Swidler offered a historical perspective on DevOps and said that it is another step in the continuing evolution of the IT service delivery model. In the past teams were divided, operations was typically only involved in hardware and developers were typically only involved in software.
“As the two roles started to converge, because software began to take on more and more responsibility for high availability, those roles also merged. That’s really what DevOps is. The closer alignment of development and operations, or the functions within the organization that know how to build the software and the functions that know how to deliver the software,” he explained. This alignment is more and more common in companies today, and there is more awareness of this convergence.
“In and of itself, DevOps does not help organizations build software that is more in tune with what the users want…What DevOps can do is help, once you understand what the users’ needs are, to develop applications more quickly, and in such a way that once they are deployed, they will be more reliable,” he said.
In any environment, the role of the project manager is to make sure the team has all the skills it needs to develop an application that is correct and serviceable in the field to meet desired reliability, according to Swidler. He explained that in DevOps, the project manager must ensure that both the development and operations sides understand what the other side needs, and make sure that interactions and “cross-functional germination” take place.

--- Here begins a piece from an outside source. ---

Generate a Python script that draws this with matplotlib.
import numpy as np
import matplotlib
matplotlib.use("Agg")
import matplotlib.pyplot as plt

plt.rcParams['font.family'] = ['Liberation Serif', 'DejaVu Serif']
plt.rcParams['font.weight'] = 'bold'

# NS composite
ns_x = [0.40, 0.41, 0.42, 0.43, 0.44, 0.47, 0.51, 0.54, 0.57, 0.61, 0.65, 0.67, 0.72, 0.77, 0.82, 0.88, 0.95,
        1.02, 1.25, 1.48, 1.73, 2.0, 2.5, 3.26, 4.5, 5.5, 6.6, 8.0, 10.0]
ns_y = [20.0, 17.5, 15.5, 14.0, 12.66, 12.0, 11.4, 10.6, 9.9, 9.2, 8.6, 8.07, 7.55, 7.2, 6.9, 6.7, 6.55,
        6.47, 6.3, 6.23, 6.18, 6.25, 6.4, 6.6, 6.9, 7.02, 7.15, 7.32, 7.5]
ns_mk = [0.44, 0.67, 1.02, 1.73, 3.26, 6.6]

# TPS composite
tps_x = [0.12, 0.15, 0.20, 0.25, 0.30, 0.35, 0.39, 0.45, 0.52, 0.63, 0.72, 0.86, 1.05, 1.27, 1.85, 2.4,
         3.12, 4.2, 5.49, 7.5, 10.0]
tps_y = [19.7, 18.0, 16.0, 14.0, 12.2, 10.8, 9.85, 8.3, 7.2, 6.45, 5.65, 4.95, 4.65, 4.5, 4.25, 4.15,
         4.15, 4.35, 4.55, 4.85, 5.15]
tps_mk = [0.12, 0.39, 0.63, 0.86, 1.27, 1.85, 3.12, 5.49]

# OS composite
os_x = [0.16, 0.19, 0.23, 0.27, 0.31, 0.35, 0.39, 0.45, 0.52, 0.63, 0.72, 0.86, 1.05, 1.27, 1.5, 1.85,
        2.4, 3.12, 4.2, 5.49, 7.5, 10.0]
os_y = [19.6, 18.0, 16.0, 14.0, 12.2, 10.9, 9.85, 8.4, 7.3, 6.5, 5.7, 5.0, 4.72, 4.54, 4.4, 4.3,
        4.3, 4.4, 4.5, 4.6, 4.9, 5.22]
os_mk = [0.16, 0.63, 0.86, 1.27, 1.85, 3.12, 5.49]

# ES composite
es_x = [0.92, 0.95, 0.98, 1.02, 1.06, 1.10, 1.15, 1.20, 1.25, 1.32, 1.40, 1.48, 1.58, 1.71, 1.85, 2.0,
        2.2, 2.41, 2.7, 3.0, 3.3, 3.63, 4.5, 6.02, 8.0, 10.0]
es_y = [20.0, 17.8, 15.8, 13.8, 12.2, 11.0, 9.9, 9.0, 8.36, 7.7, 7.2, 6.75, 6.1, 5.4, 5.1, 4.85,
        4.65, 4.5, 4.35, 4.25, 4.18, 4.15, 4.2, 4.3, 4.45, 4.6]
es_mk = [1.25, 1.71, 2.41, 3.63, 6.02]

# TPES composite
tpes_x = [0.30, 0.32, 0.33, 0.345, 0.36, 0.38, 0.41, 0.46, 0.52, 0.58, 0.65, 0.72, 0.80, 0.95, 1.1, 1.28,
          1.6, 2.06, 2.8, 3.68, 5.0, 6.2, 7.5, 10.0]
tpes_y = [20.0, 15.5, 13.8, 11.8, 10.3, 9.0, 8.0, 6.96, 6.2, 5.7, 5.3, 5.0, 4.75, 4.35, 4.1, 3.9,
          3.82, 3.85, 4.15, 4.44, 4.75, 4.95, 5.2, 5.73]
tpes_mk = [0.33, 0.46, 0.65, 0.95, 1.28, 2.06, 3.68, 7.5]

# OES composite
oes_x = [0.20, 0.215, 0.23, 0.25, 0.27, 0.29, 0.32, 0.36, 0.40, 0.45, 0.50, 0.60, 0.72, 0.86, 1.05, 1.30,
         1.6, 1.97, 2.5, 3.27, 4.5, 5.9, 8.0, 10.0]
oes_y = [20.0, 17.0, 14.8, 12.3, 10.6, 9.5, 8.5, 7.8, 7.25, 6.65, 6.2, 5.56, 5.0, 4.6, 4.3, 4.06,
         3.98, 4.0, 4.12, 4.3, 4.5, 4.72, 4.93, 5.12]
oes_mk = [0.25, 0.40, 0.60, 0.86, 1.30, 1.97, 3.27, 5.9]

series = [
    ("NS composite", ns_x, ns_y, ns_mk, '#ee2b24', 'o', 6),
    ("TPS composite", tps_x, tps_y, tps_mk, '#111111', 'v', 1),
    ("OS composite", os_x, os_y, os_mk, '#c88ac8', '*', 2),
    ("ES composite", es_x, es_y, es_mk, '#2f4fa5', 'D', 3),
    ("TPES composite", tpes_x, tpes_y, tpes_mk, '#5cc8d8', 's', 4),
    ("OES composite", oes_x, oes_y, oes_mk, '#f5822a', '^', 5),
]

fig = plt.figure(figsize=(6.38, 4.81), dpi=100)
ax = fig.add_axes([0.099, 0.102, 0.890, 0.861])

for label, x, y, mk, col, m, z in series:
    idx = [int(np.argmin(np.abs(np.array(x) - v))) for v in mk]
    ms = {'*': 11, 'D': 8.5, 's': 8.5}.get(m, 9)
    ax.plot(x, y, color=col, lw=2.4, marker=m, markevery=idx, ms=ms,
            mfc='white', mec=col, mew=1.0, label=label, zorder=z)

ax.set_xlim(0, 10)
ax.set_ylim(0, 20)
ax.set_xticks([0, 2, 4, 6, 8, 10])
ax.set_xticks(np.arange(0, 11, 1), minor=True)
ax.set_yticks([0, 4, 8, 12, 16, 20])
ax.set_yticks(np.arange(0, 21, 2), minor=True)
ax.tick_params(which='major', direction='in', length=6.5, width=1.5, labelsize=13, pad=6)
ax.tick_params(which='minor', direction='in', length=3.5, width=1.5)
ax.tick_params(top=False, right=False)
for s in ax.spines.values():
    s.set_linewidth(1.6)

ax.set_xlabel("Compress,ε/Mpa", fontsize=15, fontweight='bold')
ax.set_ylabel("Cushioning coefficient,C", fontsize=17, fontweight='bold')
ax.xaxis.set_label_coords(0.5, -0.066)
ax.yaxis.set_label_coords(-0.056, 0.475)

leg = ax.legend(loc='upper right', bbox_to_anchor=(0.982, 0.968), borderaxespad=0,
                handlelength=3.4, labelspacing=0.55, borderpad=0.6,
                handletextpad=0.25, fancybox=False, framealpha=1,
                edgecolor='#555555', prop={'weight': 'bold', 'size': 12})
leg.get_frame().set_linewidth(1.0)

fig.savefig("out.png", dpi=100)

There is a cultural gap between developers and operations—as developers push through change readily, and operations people tend to want to minimize risk, he explained. Their performance is measured by two very different criteria. However, good team builders and project managers create a “team-wide incentive alignment” so that the two sides can work together effectively.
“Culture is created by leaders. Whatever the leader’s behavior expresses, that is what the organization is going to rally around,” Swidler explained.
He went on to say, “It’s the leader’s responsibility to make sure that the team is managed or structured or governed in such a way that everybody’s success or failure is mutually dependent.” Ultimately, this is how to go about aligning IT teams with business objectives.